*Okay, there's a basic problem with the idea "rebooting computing," because Moore's Law didn't collapse for technological reasons. It didn't need a "reboot." Moore's Law is failing because faster and more powerful processors can't be made to pay.
*And it's not like you don't get cheap, increased computational power in a world without Moore's Law; you just rent computation from the cloud. A different paradigm.
*Moore's Law is ending now for many of the same reasons that the Space Age ended. It was technically possible to build larger, faster spacecraft and put more people on the Moon. But there's no economic model under capitalism for a manned moon colony or even a manned space station. So even if you build a completely radical form of increased launch capacity, like, say, a giant magic rubber-band slingshot in your backyard, you'll have a hard time rekindling the collapsed soufflé' of the golden-age of space-racing.
*That's not to say that space-racing's doomed forever, or can't be "rebooted." Space fervor would pop back pronto if there was a way to make it pay. Like, say, by scraping tons of rare metals off of asteroids. It could happen.
*There might also be some revival of the commercial motive to stuff a megaton of heavy-iron computational power into a small space.
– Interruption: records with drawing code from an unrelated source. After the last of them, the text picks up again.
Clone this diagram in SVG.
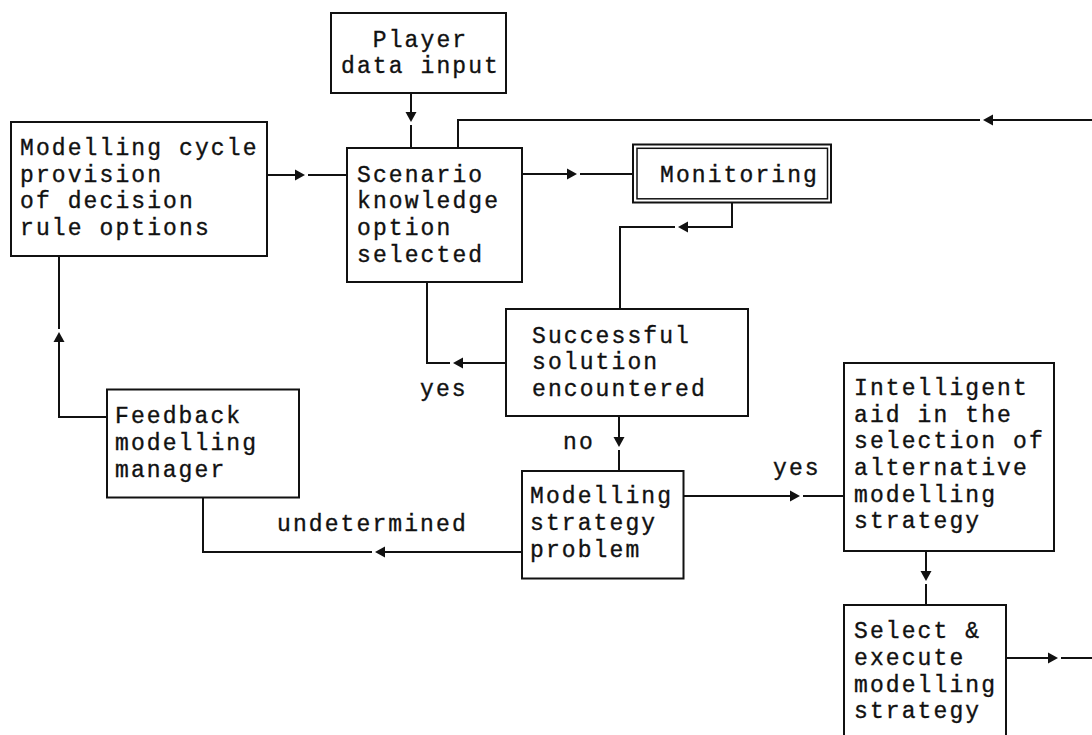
<svg xmlns="http://www.w3.org/2000/svg" xmlns:xlink="http://www.w3.org/1999/xlink" width="1092" height="735" viewBox="0 0 1092 735">
<style>
.box{fill:#fff;stroke:#111;stroke-width:2}
.thin{fill:none;stroke:#111;stroke-width:1.5}
.ln{fill:none;stroke:#111;stroke-width:2}
.t{font-family:"Liberation Mono","Courier New",monospace;font-size:23px;letter-spacing:2.1px;fill:#111;stroke:#111;stroke-width:0.35}
.ah{fill:#111}
</style>
<defs>
<path id="ah" class="ah" d="M0,0 L-10,-5.5 L-10,5.5 Z"/>
</defs>
<rect width="1092" height="735" fill="#fff"/>

<g id="connectors">
<!-- Modelling cycle -> Scenario -->
<path class="ln" d="M267,175 H296 M308,175 H347"/>
<use xlink:href="#ah" transform="translate(305,175)"/>
<!-- Player -> Scenario -->
<path class="ln" d="M411,93 V113 M411,125 V148"/>
<use xlink:href="#ah" transform="translate(411,122) rotate(90)"/>
<!-- Scenario -> Monitoring -->
<path class="ln" d="M522,174 H568 M580,174 H633"/>
<use xlink:href="#ah" transform="translate(577,174)"/>
<!-- top loop back into Scenario -->
<path class="ln" d="M458,148 V120 H980 M992,120 H1092"/>
<use xlink:href="#ah" transform="translate(983,120) rotate(180)"/>
<!-- Monitoring -> Successful -->
<path class="ln" d="M732,203 V227 H687 M675,227 H620 V309"/>
<use xlink:href="#ah" transform="translate(678,227) rotate(180)"/>
<!-- Successful -> Scenario (yes) -->
<path class="ln" d="M506,363 H462 M450,363 H427 V282"/>
<use xlink:href="#ah" transform="translate(453,363) rotate(180)"/>
<!-- Successful -> Modelling strategy (no) -->
<path class="ln" d="M619,416 V438 M619,450 V471"/>
<use xlink:href="#ah" transform="translate(619,447) rotate(90)"/>
<!-- Modelling strategy -> Intelligent (yes) -->
<path class="ln" d="M683,496 H791 M803,496 H844"/>
<use xlink:href="#ah" transform="translate(800,496)"/>
<!-- Modelling strategy -> Feedback (undetermined) -->
<path class="ln" d="M522,552 H384 M372,552 H203 V497"/>
<use xlink:href="#ah" transform="translate(375,552) rotate(180)"/>
<!-- Feedback -> Modelling cycle -->
<path class="ln" d="M107,417 H59 V341 M59,329 V256"/>
<use xlink:href="#ah" transform="translate(59,332) rotate(-90)"/>
<!-- Intelligent -> Select -->
<path class="ln" d="M926,551 V572 M926,584 V605"/>
<use xlink:href="#ah" transform="translate(926,581) rotate(90)"/>
<!-- Select -> out -->
<path class="ln" d="M1006,658 H1049 M1061,658 H1092"/>
<use xlink:href="#ah" transform="translate(1058,658)"/>
</g>

<g id="labels">
<text class="t" x="420" y="396">yes</text>
<text class="t" x="563" y="449">no</text>
<text class="t" x="277" y="531">undetermined</text>
<text class="t" x="773" y="475">yes</text>
</g>

<g id="player">
<rect class="box" x="331" y="13" width="175" height="80"/>
<text class="t" text-anchor="middle" x="420.5" y="46.7">Player</text>
<text class="t" text-anchor="middle" x="420.5" y="73.3">data input</text>
</g>

<g id="modelling-cycle">
<rect class="box" x="11" y="122" width="256" height="134"/>
<text class="t" x="20" y="155">Modelling cycle</text>
<text class="t" x="20" y="181.7">provision</text>
<text class="t" x="20" y="208.3">of decision</text>
<text class="t" x="20" y="235">rule options</text>
</g>

<g id="scenario">
<rect class="box" x="347" y="148" width="175" height="134"/>
<text class="t" x="357" y="181.7">Scenario</text>
<text class="t" x="357" y="208.3">knowledge</text>
<text class="t" x="357" y="235">option</text>
<text class="t" x="357" y="261.7">selected</text>
</g>

<g id="monitoring">
<rect class="box" x="633" y="144.5" width="198" height="58"/>
<rect class="thin" x="637" y="148.3" width="190.5" height="50.5"/>
<text class="t" x="660" y="181.7">Monitoring</text>
</g>

<g id="successful">
<rect class="box" x="506" y="309" width="242" height="107"/>
<text class="t" x="532" y="342.7">Successful</text>
<text class="t" x="532" y="369.3">solution</text>
<text class="t" x="532" y="396">encountered</text>
</g>

<g id="feedback">
<rect class="box" x="107" y="389.5" width="192" height="108"/>
<text class="t" x="115" y="423.3">Feedback</text>
<text class="t" x="115" y="450">modelling</text>
<text class="t" x="115" y="476.7">manager</text>
</g>

<g id="strategy-problem">
<rect class="box" x="522" y="471" width="161.5" height="107.5"/>
<text class="t" x="530" y="503.3">Modelling</text>
<text class="t" x="530" y="530">strategy</text>
<text class="t" x="530" y="556.7">problem</text>
</g>

<g id="intelligent-aid">
<rect class="box" x="844" y="363" width="210" height="188"/>
<text class="t" x="854" y="395">Intelligent</text>
<text class="t" x="854" y="421.7">aid in the</text>
<text class="t" x="854" y="448.3">selection of</text>
<text class="t" x="854" y="475">alternative</text>
<text class="t" x="854" y="501.7">modelling</text>
<text class="t" x="854" y="528.3">strategy</text>
</g>

<g id="select-execute">
<rect class="box" x="844" y="605" width="162" height="140"/>
<text class="t" x="854" y="638.3">Select &amp;</text>
<text class="t" x="854" y="665">execute</text>
<text class="t" x="854" y="691.7">modelling</text>
<text class="t" x="854" y="718.3">strategy</text>
</g>
</svg>
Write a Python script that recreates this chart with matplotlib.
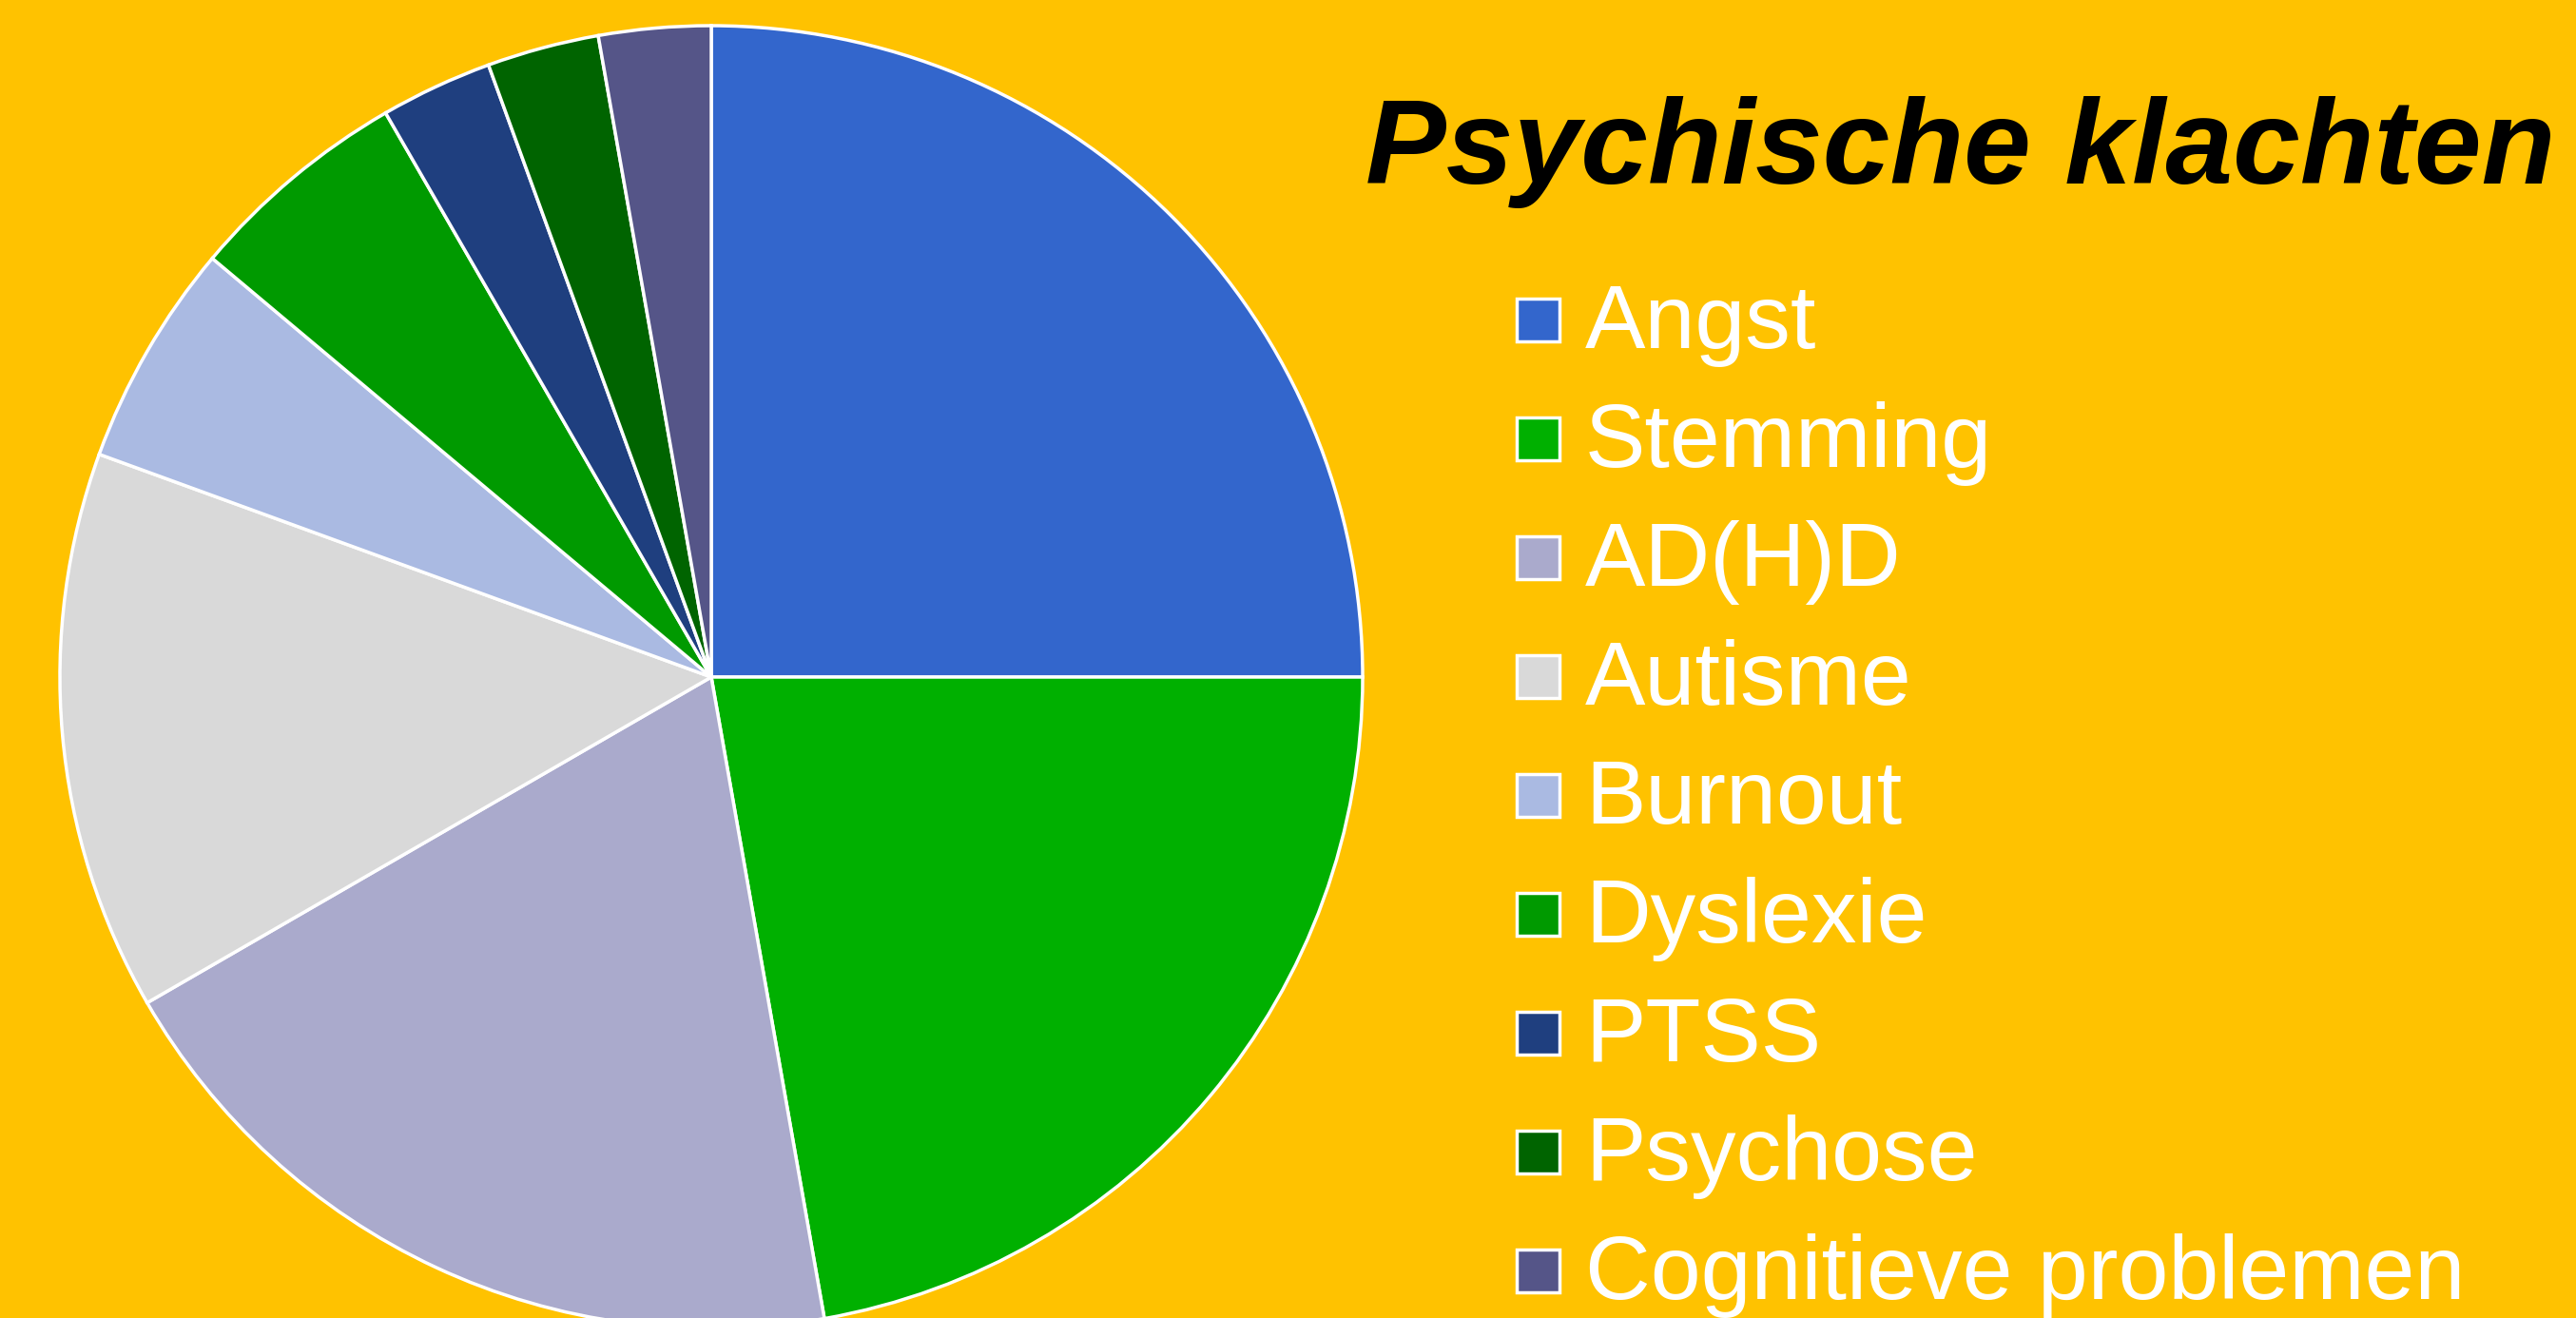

In which case, Moore's Law might rule the tech world again, and even become more rigorous than it was before.
*But that grim assessment of mine is not gonna daunt the engineering guys at the IEEE; no, telling them to give it up with the super-chips is just like telling science fiction writers to knock it off with writing faster-than-light galactic space-operas. So, instead of meekly despairing, they've come up with this cool "rebooting computing" effort to revive Moore's Law by coming up with completely alien paradigms for computation. It's baroque, outlandish, very sci-fi-ish, and as a mature contemporary adult I can't see much practical use for it, but personally, my enthusiasm for this project knows few bounds. I love these initiatives.
*They're so interesting and different. "Spintronic superconductive computing," man, I would have to be at death's door not to like that.